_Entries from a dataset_

====

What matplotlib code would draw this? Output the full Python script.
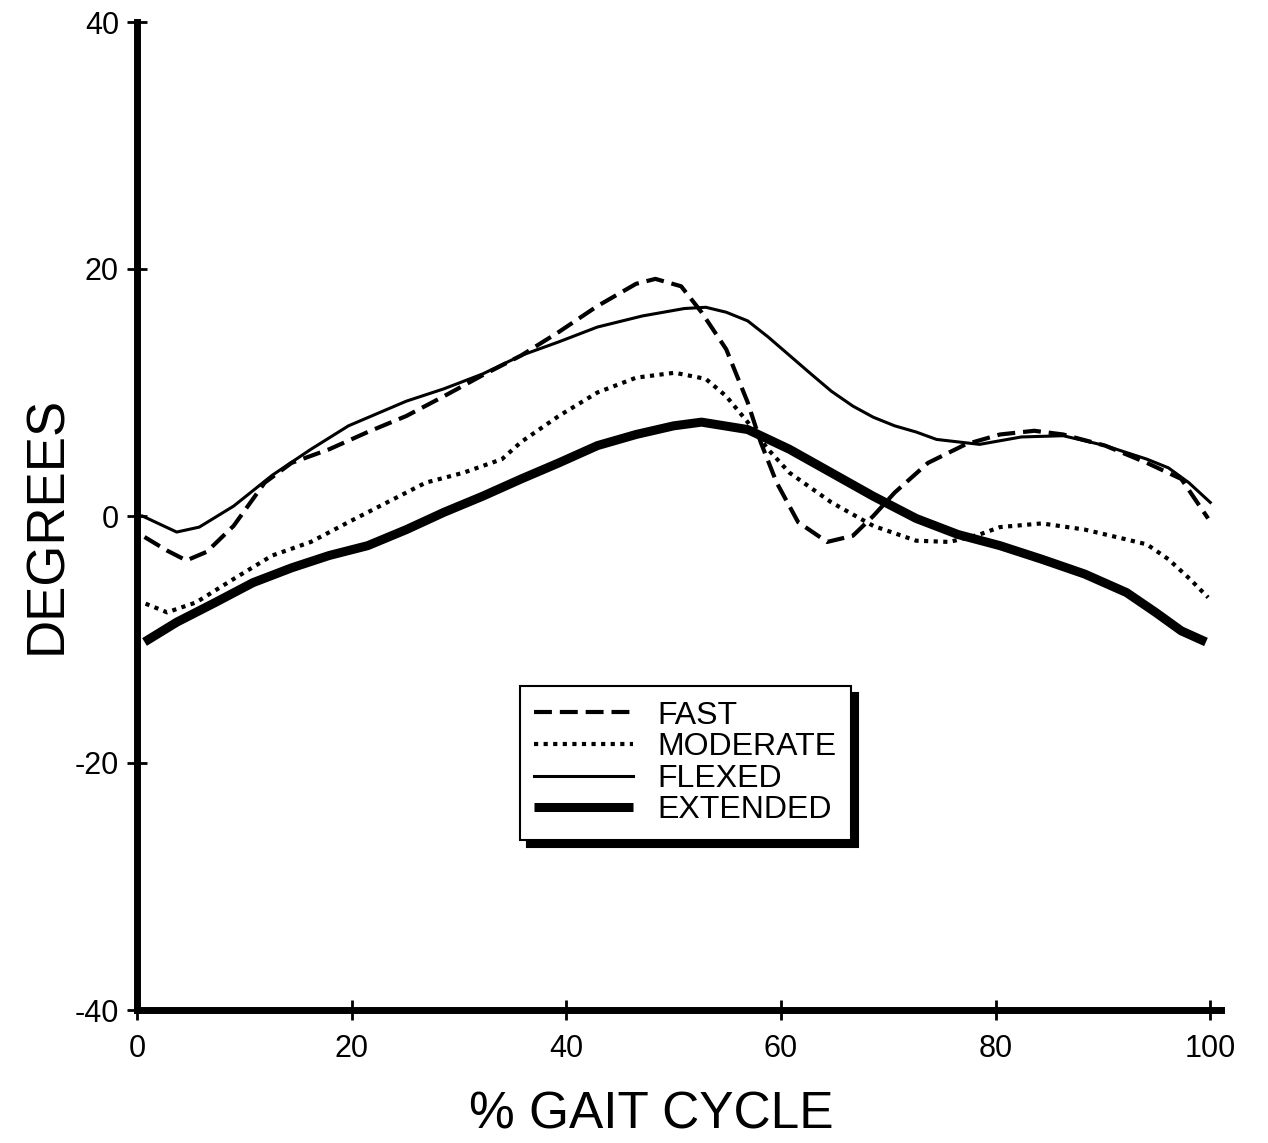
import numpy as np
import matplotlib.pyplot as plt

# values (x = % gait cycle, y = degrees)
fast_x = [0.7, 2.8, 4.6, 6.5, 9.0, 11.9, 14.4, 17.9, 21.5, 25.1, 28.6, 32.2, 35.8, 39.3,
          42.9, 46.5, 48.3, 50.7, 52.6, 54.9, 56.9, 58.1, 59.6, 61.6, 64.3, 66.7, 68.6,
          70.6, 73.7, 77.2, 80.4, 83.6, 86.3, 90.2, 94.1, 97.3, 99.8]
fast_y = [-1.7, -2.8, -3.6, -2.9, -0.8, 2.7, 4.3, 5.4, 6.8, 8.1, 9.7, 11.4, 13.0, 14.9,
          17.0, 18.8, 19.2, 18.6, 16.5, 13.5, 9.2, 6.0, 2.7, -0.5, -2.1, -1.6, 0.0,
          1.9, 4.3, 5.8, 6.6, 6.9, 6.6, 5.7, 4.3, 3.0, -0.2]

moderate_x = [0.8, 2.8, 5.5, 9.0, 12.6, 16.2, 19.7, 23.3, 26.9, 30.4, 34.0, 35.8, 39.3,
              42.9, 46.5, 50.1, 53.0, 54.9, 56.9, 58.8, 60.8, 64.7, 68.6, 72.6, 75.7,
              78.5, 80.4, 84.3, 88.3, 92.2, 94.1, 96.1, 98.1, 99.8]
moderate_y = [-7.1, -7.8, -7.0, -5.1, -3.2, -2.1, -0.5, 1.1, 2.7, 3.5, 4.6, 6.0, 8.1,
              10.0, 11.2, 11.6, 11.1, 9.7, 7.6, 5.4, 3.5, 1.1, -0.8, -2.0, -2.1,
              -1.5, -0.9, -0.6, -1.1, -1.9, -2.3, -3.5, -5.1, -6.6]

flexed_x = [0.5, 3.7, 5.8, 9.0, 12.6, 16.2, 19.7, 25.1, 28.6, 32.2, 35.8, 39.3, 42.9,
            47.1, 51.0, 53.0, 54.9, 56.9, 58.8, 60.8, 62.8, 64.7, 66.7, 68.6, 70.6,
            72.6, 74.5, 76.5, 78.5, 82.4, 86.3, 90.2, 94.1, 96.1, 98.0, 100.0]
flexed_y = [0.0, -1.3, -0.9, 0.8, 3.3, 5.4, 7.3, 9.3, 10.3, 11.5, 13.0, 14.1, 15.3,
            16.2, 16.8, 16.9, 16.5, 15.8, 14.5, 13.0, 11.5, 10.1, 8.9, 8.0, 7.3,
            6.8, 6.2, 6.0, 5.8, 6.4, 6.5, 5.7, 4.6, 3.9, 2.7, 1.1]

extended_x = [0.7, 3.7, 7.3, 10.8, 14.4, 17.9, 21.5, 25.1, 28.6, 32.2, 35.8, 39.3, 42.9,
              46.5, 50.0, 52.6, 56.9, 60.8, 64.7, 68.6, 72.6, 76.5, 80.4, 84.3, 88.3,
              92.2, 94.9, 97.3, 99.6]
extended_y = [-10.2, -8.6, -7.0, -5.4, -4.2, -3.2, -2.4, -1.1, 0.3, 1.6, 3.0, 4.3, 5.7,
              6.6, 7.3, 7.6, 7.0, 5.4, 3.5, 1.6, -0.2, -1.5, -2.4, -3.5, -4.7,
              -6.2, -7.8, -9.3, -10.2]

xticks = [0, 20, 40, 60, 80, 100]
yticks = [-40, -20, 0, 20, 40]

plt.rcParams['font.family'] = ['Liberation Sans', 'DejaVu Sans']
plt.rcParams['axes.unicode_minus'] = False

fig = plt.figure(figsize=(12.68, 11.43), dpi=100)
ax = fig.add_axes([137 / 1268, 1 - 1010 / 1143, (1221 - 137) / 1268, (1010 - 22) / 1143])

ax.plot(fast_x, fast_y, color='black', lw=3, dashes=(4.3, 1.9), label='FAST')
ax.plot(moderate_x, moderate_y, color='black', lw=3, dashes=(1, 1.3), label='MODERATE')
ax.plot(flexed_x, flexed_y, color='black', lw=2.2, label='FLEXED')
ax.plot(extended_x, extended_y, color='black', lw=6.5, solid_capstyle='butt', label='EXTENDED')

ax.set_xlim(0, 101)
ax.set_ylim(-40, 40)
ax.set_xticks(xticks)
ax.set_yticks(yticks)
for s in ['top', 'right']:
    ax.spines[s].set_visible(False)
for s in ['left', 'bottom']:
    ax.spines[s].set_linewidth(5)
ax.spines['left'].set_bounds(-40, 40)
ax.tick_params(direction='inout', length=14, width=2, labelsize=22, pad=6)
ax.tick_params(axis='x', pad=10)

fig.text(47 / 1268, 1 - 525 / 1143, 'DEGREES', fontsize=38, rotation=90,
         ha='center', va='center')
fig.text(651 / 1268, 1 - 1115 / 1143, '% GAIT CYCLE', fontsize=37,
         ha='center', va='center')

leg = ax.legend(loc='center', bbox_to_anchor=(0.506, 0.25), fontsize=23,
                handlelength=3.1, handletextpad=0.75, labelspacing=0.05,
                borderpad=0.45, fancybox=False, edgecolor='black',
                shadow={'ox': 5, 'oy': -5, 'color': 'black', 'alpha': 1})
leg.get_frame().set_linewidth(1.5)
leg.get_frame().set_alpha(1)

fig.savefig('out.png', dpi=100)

====

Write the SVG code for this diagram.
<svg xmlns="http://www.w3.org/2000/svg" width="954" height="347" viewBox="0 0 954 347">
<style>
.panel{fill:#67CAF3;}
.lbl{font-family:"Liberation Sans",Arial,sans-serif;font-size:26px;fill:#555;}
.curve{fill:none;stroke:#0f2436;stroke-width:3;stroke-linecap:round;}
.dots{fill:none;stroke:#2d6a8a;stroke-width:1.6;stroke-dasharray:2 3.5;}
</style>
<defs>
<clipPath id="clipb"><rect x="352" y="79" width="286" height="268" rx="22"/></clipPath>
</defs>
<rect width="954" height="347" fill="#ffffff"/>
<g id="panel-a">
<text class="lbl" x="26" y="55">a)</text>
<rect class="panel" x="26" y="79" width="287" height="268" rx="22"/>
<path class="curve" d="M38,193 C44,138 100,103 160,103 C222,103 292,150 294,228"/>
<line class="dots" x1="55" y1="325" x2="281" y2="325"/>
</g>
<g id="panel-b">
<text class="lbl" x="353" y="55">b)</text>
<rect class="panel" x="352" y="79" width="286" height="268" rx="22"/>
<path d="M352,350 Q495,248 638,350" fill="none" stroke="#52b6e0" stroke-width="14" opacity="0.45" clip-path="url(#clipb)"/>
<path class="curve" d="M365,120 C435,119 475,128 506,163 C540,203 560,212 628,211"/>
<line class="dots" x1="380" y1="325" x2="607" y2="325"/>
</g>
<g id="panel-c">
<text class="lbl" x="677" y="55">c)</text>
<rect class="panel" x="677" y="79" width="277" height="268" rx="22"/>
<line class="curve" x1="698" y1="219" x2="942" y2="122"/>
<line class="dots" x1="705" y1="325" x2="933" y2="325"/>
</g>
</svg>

====

_WHAT THIS TASK INVOLVES_
Exactly as they stand, quote the lines beginning with the one that contains "What matplotlib code" and ending with the one that contains "import matplotlib.pyplot as plt", with no pictures.

_WRITTEN RESPONSE_
What matplotlib code would draw this? Output the full Python script.
import numpy as np
import matplotlib.pyplot as plt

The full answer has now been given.